DIRECTIONS FOR THIS TASK ->
Repeat, exactly and only, the lines from the beginning of the data through the line with "0.5, 0.75, 1.0];". Pictures are left out.

INFORMATION SHOWN ->
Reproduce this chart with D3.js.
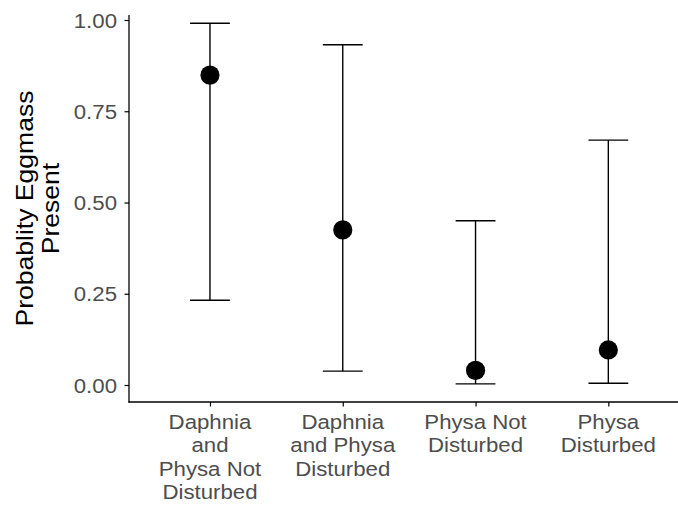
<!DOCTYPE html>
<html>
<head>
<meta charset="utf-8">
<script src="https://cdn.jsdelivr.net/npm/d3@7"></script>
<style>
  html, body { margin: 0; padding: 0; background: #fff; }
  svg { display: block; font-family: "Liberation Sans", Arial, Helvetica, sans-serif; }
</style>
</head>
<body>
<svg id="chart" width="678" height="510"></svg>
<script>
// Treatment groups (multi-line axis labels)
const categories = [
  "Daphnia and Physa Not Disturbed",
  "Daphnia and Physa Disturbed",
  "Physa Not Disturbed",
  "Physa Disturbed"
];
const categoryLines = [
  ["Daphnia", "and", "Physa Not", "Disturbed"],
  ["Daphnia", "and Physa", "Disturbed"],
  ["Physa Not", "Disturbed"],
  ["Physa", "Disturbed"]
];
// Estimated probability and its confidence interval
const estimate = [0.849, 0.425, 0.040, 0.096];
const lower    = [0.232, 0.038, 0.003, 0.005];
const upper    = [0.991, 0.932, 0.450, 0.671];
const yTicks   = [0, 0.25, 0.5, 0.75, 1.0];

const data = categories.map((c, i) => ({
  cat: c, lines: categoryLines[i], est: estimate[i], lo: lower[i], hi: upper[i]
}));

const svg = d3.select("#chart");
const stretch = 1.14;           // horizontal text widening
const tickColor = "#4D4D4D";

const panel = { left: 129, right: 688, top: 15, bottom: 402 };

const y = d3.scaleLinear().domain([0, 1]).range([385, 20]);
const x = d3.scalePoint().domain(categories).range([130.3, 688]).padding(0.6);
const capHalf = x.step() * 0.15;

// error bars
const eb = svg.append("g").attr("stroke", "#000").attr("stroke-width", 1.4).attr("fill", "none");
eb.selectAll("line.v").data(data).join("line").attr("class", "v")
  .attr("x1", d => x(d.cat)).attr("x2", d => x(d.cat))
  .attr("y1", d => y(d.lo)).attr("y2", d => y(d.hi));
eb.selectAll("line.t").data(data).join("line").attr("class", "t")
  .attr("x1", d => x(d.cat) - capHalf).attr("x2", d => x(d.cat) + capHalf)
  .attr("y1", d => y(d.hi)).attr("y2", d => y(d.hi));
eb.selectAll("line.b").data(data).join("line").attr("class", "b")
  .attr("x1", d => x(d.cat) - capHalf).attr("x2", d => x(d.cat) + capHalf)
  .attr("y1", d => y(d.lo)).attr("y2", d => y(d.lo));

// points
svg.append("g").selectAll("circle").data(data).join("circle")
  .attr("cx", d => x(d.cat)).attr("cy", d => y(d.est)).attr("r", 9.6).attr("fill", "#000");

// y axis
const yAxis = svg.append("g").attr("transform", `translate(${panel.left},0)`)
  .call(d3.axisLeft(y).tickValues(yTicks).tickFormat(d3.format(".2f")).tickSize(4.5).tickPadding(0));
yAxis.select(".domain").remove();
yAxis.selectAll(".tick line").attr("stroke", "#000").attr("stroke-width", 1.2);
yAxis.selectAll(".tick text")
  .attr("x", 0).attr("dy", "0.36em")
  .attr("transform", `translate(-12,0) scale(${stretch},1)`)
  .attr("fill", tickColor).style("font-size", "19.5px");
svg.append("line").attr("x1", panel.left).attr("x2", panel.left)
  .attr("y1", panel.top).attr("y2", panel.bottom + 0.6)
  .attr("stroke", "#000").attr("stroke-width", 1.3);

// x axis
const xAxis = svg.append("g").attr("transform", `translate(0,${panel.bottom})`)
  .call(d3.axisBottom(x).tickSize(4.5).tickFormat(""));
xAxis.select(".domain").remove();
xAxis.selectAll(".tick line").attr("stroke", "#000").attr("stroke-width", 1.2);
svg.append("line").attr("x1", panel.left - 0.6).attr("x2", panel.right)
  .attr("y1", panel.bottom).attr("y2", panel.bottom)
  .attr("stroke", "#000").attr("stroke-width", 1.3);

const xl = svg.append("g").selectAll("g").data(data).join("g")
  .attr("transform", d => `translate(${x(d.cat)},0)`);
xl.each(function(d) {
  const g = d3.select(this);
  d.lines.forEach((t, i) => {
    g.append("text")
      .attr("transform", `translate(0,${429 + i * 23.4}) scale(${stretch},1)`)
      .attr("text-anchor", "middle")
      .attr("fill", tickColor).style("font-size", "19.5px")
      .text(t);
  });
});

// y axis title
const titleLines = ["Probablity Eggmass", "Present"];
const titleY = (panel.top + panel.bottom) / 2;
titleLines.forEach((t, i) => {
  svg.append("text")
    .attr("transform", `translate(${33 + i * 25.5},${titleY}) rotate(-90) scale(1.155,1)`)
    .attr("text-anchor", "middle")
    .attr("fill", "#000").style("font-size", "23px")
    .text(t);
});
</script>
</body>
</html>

FINISHED TASK ->
Reproduce this chart with D3.js.
<!DOCTYPE html>
<html>
<head>
<meta charset="utf-8">
<script src="https://cdn.jsdelivr.net/npm/d3@7"></script>
<style>
  html, body { margin: 0; padding: 0; background: #fff; }
  svg { display: block; font-family: "Liberation Sans", Arial, Helvetica, sans-serif; }
</style>
</head>
<body>
<svg id="chart" width="678" height="510"></svg>
<script>
// Treatment groups (multi-line axis labels)
const categories = [
  "Daphnia and Physa Not Disturbed",
  "Daphnia and Physa Disturbed",
  "Physa Not Disturbed",
  "Physa Disturbed"
];
const categoryLines = [
  ["Daphnia", "and", "Physa Not", "Disturbed"],
  ["Daphnia", "and Physa", "Disturbed"],
  ["Physa Not", "Disturbed"],
  ["Physa", "Disturbed"]
];
// Estimated probability and its confidence interval
const estimate = [0.849, 0.425, 0.040, 0.096];
const lower    = [0.232, 0.038, 0.003, 0.005];
const upper    = [0.991, 0.932, 0.450, 0.671];
const yTicks   = [0, 0.25, 0.5, 0.75, 1.0];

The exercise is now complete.